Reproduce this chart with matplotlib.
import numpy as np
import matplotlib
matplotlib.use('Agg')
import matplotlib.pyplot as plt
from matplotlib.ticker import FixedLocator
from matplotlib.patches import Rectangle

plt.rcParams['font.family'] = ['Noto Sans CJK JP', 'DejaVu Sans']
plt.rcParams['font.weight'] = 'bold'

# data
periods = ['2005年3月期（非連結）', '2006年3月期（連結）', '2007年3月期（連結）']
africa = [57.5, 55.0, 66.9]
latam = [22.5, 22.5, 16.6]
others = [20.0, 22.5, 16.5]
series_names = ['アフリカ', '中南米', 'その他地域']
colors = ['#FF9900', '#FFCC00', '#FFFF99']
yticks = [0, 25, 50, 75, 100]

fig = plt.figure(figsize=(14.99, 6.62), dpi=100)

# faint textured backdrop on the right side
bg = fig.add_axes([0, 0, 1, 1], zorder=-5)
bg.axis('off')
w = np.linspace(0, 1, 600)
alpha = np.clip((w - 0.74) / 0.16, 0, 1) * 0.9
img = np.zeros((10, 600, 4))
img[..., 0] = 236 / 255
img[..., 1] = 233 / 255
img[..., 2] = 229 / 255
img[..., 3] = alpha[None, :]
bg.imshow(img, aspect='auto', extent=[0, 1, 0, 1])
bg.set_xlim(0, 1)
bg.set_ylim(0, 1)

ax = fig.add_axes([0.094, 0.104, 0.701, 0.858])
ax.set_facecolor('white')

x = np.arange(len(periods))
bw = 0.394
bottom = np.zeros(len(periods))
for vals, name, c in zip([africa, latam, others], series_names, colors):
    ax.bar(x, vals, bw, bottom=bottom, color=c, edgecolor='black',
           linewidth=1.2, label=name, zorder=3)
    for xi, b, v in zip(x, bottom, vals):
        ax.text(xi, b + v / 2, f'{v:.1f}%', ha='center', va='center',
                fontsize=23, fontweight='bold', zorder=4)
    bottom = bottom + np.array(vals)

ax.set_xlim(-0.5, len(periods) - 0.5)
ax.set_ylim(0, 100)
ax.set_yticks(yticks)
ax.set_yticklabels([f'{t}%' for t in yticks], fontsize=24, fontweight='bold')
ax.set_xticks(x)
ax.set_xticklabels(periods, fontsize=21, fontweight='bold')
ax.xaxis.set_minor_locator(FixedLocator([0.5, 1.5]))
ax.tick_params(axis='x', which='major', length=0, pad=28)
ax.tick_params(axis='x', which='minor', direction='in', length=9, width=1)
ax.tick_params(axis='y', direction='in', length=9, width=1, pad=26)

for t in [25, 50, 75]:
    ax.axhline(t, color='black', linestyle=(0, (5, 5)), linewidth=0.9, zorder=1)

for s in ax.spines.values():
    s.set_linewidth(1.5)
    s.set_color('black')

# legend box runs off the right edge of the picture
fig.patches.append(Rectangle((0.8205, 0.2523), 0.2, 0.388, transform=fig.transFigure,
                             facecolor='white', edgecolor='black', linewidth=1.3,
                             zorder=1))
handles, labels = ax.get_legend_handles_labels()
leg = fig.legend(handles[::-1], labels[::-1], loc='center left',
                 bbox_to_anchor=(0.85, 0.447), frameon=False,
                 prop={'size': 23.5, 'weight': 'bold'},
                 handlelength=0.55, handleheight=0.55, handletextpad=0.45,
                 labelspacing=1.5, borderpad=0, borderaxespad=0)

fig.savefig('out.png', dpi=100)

------------------------------------------------------------

Each line from the top of the material above through the line with "yticks = [0, 25, 50, 75, 100]" must be echoed exactly, and no other line.

#### EXERCISE OUTPUT:
Reproduce this chart with matplotlib.
import numpy as np
import matplotlib
matplotlib.use('Agg')
import matplotlib.pyplot as plt
from matplotlib.ticker import FixedLocator
from matplotlib.patches import Rectangle

plt.rcParams['font.family'] = ['Noto Sans CJK JP', 'DejaVu Sans']
plt.rcParams['font.weight'] = 'bold'

# data
periods = ['2005年3月期（非連結）', '2006年3月期（連結）', '2007年3月期（連結）']
africa = [57.5, 55.0, 66.9]
latam = [22.5, 22.5, 16.6]
others = [20.0, 22.5, 16.5]
series_names = ['アフリカ', '中南米', 'その他地域']
colors = ['#FF9900', '#FFCC00', '#FFFF99']
yticks = [0, 25, 50, 75, 100]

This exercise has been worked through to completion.